Laos es un tranquilo y remoto lugar que alberga uno de los tesoros más importantes del sudeste asiático: Luang Prabang, una villa reconocida por la Unesco y visitada por los turistas. El acceso no es sencillo, pese a encontrarse a pocos kilómetros de Vientiane o de Hanói, la capital del norte de Vietnam. El lugar parece el corazón de las tinieblas descrito por Joseph Conrad, cuando despierta con las brumas de la mañana. Sin embargo, en cuanto el sol alcanza las cúpulas doradas de su centenar de pagodas, este pequeño pueblo resplandece como un oasis en mitad de las montañas selváticas.
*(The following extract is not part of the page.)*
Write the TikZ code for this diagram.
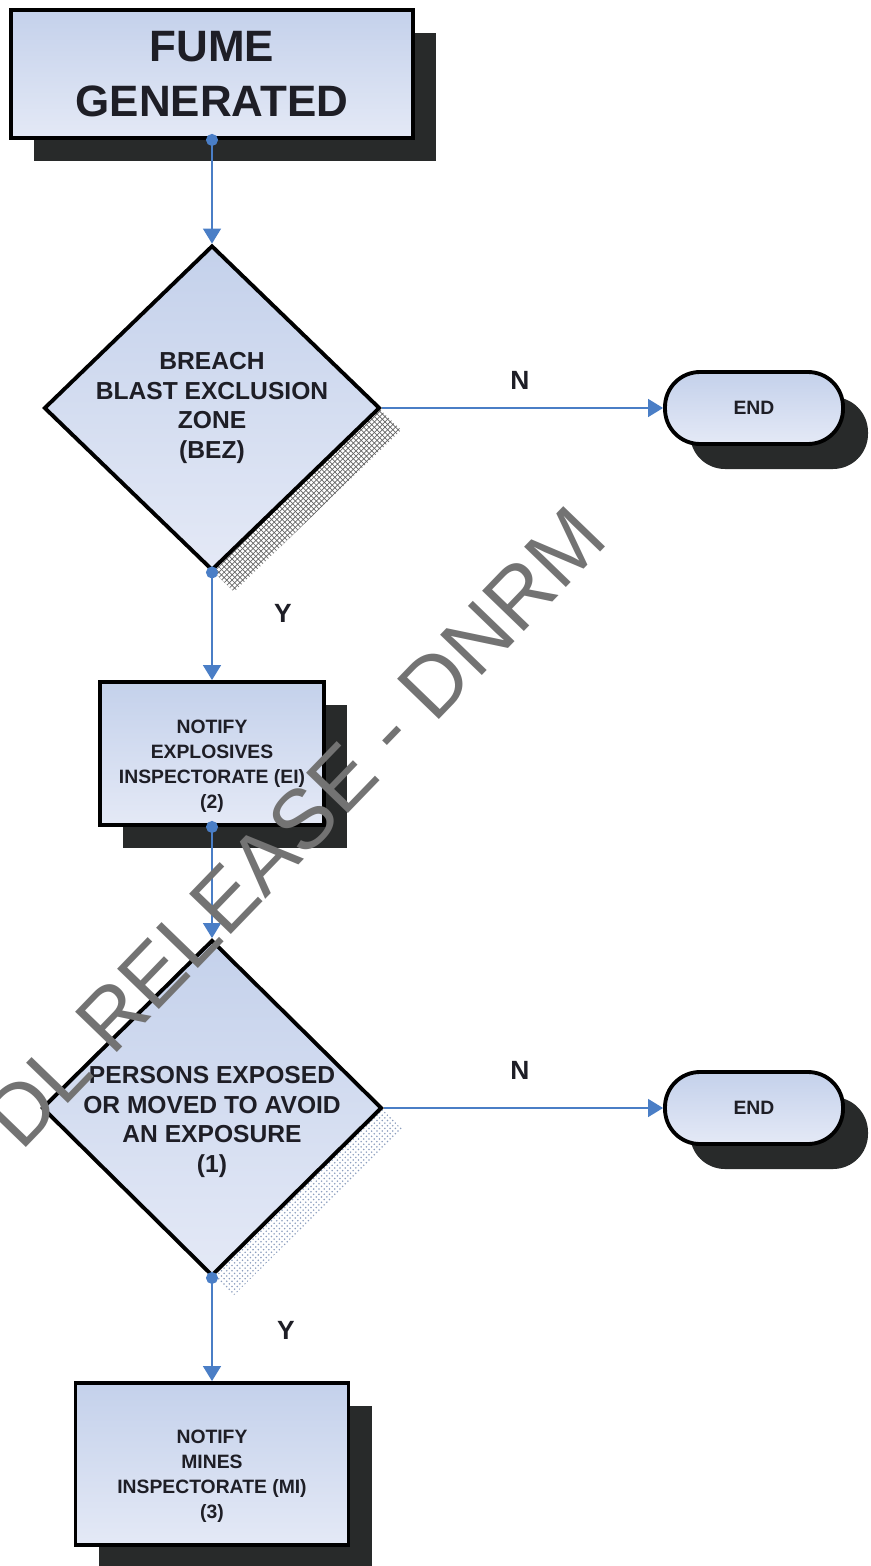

En él se encuentran diversos afluentes, del gran Mekong, bajo una colina que alberga un templo primitivo: That Phu Si, que ofrece sobrecogedoras vistas al atardecer.
Pese al turismo incipiente que ha instalado un nightmarket con artesanía local, la atmósfera del pueblo sigue anclada entre la vida monacal de los miles de monjes que la habitan y el aroma colonial que dejaron los franceses con bellas villas y cafés. Este es uno de esos lugares donde se encuentran el Oriente y el Occidente más refinados. Luang Prabang es un lugar para quedarse a ver pasar las horas, un espacio de esos que el turismo considera que se visitan en dos días. Sin embargo, si uno se queda por más tiempo, se contagia del espíritu de una tierra que invita a desacelerar, a escuchar el ritmo de la vida y a percibir desde otro lugar, más allá de la mente. La potencia del río Mekong es tal que, aunque no se esté ante él, se presiente, de un modo parecido a los mantras y plegarias de los monjes que acontecen sigilosamente dentro de los monasterios. Si uno quiere, puede participar de ellas, escuchando y meditando, pero aún sin hacerlo, hay algo en Luang Prabang que te alcanza y te invita a bajar de revoluciones, a sentir la vida pausadamente.